** START DATA FOR THIS TASK **
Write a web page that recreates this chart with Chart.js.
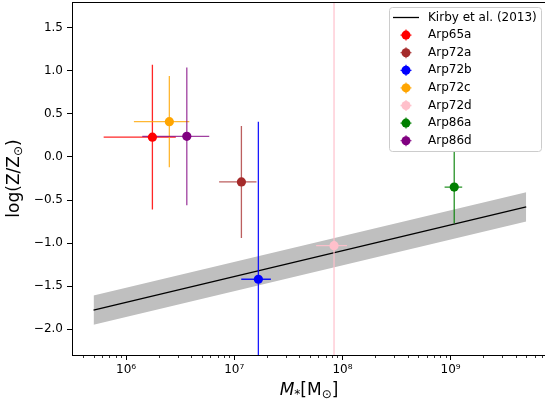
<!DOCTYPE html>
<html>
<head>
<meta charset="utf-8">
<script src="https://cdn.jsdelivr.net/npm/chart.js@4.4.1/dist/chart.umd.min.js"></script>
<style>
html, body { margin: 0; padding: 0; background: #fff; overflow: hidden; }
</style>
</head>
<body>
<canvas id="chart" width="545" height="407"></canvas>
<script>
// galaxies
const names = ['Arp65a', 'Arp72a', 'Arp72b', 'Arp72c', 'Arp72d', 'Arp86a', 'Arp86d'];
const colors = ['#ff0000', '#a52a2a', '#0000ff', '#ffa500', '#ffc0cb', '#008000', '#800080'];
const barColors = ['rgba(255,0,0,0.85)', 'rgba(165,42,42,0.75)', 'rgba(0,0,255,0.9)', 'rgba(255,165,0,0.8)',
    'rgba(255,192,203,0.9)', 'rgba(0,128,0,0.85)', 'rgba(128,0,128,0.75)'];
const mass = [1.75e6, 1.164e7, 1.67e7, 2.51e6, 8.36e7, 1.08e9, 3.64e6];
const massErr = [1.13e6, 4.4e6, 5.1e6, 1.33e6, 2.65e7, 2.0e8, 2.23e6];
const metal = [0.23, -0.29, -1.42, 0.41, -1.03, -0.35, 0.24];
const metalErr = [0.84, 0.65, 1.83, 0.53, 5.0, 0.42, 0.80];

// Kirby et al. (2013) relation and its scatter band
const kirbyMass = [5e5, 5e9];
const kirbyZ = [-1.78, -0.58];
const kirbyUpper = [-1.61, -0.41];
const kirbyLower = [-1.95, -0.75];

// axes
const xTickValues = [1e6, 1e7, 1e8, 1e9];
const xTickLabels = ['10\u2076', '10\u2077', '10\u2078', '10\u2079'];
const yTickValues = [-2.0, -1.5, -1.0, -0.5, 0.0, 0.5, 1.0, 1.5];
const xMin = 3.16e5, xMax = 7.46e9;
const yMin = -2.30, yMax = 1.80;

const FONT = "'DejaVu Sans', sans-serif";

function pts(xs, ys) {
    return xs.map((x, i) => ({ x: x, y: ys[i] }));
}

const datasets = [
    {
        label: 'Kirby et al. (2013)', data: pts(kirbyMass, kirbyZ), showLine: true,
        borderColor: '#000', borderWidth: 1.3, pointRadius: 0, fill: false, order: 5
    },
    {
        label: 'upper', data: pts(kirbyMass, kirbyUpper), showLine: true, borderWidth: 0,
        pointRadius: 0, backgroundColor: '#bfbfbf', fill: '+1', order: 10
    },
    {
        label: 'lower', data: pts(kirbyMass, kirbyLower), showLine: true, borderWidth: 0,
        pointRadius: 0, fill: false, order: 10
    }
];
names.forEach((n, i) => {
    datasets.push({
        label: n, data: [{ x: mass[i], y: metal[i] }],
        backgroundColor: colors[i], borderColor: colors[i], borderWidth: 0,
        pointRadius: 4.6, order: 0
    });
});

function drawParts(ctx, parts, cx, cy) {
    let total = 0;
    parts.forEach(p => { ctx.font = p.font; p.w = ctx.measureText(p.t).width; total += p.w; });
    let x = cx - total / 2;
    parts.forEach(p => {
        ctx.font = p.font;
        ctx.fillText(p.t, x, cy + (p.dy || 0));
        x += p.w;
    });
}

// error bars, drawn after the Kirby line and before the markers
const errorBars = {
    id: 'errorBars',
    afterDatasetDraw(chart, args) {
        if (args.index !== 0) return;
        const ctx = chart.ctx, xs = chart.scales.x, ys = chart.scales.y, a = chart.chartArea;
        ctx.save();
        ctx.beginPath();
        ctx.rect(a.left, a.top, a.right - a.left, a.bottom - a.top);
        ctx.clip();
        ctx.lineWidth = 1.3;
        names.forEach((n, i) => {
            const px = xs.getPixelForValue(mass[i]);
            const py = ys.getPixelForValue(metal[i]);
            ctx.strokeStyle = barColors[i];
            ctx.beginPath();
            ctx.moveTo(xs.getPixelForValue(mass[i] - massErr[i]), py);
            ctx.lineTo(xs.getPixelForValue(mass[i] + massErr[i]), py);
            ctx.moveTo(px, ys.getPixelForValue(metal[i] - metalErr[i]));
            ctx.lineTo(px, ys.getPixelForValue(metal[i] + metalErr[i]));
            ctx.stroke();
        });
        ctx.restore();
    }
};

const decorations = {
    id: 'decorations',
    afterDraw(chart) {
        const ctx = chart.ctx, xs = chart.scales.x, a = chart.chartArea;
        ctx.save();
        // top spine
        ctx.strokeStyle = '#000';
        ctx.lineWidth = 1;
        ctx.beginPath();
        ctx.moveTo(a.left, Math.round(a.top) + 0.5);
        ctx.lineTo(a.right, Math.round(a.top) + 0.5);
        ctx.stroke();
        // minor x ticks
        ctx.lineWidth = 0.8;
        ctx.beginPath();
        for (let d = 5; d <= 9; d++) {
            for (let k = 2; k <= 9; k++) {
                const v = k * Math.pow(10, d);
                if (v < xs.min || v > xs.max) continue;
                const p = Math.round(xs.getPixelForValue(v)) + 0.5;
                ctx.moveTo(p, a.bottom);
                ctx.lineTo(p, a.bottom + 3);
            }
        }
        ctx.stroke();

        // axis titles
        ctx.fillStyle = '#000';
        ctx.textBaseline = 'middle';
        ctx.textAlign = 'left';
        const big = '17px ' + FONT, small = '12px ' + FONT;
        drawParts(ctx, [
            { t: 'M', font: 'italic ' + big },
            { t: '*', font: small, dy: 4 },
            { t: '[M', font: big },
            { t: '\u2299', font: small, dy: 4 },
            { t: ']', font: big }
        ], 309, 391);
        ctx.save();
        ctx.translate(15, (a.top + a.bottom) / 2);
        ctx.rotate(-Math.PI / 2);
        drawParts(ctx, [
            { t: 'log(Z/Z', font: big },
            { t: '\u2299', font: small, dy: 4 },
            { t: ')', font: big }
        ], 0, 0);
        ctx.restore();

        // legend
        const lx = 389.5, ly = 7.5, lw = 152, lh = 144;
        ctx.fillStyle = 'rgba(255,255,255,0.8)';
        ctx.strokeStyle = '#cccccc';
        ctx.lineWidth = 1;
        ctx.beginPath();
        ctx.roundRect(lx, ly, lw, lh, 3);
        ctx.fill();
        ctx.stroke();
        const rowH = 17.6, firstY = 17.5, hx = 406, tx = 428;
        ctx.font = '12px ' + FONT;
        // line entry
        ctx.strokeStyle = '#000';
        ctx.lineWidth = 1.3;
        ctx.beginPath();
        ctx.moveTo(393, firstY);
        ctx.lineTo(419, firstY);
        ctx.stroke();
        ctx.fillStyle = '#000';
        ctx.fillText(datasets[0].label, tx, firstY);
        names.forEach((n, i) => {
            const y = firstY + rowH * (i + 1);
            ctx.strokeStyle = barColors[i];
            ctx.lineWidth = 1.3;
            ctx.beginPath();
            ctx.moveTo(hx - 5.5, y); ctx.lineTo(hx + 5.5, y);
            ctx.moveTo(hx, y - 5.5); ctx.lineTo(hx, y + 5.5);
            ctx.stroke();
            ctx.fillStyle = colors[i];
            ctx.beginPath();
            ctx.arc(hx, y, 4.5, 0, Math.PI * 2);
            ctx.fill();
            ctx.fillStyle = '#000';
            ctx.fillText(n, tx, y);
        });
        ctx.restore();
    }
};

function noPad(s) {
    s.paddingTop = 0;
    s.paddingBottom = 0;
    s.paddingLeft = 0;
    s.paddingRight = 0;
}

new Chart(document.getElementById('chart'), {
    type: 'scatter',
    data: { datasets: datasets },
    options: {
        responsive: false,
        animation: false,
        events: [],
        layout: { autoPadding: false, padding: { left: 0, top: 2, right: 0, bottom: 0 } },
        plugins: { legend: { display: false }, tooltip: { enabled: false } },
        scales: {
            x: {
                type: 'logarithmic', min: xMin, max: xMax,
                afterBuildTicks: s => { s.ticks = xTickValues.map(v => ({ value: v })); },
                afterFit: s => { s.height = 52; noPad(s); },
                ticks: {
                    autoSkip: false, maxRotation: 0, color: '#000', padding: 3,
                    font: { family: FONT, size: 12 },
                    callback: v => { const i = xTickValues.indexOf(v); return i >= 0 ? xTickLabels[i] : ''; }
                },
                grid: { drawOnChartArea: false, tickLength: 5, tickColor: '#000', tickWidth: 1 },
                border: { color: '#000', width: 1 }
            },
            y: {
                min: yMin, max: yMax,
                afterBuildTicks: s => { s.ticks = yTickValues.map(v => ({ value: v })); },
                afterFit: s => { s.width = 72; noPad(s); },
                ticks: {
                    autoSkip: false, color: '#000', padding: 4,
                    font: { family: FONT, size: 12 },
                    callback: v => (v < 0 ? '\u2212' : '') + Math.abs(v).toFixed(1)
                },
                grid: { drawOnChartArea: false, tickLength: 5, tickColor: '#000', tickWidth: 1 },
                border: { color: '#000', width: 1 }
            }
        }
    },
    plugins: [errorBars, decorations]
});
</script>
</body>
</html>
** END DATA FOR THIS TASK **
** START DATA FOR THIS TASK **
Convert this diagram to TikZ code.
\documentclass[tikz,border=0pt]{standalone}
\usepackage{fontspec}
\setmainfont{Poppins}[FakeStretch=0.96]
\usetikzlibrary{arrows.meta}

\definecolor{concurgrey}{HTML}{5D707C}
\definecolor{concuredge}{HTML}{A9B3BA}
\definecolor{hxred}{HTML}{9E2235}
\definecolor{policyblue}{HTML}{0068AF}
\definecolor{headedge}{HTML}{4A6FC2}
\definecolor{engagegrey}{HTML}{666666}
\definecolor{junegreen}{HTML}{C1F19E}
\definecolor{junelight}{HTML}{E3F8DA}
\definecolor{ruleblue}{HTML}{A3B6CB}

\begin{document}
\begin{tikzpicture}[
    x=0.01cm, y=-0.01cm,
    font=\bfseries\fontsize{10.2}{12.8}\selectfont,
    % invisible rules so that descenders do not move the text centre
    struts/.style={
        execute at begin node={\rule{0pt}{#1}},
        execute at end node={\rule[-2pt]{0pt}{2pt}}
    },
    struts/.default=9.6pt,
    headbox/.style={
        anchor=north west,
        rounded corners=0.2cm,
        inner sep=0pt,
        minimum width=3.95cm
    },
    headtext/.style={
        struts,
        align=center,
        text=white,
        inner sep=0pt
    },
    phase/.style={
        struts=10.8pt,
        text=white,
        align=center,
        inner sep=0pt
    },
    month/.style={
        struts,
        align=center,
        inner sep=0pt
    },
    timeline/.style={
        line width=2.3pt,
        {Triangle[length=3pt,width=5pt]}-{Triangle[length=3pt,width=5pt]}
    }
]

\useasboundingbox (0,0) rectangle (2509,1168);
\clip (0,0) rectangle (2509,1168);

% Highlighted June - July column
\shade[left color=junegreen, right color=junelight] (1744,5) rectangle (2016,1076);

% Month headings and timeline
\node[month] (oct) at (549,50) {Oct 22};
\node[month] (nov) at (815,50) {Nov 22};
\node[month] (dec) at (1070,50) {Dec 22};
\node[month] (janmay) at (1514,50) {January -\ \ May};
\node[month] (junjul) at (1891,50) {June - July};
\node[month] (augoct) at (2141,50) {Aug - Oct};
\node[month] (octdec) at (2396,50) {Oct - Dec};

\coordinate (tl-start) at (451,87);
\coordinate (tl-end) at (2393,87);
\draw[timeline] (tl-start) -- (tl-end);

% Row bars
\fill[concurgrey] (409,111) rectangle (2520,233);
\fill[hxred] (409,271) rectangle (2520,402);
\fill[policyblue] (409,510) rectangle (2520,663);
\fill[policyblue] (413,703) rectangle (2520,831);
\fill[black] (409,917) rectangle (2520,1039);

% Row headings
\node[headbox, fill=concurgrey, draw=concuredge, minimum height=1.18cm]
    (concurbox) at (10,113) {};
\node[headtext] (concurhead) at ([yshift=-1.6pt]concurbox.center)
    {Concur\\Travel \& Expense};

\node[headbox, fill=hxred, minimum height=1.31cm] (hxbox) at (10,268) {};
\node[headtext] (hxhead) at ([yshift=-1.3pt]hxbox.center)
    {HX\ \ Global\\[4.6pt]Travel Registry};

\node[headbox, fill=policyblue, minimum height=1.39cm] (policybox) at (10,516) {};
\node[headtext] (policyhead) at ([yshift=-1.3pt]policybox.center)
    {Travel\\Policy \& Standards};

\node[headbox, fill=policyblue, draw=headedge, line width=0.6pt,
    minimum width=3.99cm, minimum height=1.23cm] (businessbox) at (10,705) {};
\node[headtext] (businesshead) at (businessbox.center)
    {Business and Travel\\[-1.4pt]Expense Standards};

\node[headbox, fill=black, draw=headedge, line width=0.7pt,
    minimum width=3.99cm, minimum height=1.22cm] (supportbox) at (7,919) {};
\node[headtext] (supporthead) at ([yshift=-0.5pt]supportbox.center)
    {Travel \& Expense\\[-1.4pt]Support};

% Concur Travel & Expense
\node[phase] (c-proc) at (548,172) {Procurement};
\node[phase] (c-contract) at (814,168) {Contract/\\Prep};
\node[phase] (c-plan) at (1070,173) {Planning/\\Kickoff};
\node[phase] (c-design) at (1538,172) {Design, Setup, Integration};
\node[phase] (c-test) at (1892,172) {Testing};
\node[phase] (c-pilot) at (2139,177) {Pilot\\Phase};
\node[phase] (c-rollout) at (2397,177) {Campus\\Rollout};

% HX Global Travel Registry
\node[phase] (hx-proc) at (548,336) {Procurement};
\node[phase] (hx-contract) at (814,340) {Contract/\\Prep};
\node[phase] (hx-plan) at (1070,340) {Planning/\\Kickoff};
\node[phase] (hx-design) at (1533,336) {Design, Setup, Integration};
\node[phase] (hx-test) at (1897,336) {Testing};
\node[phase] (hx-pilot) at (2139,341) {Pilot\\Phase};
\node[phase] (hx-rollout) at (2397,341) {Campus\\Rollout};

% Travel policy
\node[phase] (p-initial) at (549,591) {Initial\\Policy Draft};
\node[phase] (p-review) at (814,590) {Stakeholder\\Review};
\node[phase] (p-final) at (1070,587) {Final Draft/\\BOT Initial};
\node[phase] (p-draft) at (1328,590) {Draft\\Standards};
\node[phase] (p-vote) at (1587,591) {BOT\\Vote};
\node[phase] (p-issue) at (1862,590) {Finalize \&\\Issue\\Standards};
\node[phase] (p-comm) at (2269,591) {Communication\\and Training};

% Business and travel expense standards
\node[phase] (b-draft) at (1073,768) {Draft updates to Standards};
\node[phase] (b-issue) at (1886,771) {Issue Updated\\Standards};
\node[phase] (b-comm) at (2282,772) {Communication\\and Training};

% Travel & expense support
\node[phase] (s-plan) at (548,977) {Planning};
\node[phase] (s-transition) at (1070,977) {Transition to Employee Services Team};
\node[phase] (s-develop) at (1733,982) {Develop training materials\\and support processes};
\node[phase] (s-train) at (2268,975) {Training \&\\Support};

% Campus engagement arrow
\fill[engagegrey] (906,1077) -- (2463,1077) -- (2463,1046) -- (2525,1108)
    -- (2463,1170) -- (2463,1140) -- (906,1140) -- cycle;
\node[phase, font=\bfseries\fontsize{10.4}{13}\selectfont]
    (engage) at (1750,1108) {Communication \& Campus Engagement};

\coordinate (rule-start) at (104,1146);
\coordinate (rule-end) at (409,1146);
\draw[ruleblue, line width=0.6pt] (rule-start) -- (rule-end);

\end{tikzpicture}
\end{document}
** END DATA FOR THIS TASK **
Exactly reproduce the lines from the line holding "Write a web" through the line holding "const metalErr = [0.84, 0.65, 1.83, 0.53, 5.0, 0.42, 0.80];", and only those; pictures are to be left out.

**REPLY**
Write a web page that recreates this chart with Chart.js.
<!DOCTYPE html>
<html>
<head>
<meta charset="utf-8">
<script src="https://cdn.jsdelivr.net/npm/chart.js@4.4.1/dist/chart.umd.min.js"></script>
<style>
html, body { margin: 0; padding: 0; background: #fff; overflow: hidden; }
</style>
</head>
<body>
<canvas id="chart" width="545" height="407"></canvas>
<script>
// galaxies
const names = ['Arp65a', 'Arp72a', 'Arp72b', 'Arp72c', 'Arp72d', 'Arp86a', 'Arp86d'];
const colors = ['#ff0000', '#a52a2a', '#0000ff', '#ffa500', '#ffc0cb', '#008000', '#800080'];
const barColors = ['rgba(255,0,0,0.85)', 'rgba(165,42,42,0.75)', 'rgba(0,0,255,0.9)', 'rgba(255,165,0,0.8)',
    'rgba(255,192,203,0.9)', 'rgba(0,128,0,0.85)', 'rgba(128,0,128,0.75)'];
const mass = [1.75e6, 1.164e7, 1.67e7, 2.51e6, 8.36e7, 1.08e9, 3.64e6];
const massErr = [1.13e6, 4.4e6, 5.1e6, 1.33e6, 2.65e7, 2.0e8, 2.23e6];
const metal = [0.23, -0.29, -1.42, 0.41, -1.03, -0.35, 0.24];
const metalErr = [0.84, 0.65, 1.83, 0.53, 5.0, 0.42, 0.80];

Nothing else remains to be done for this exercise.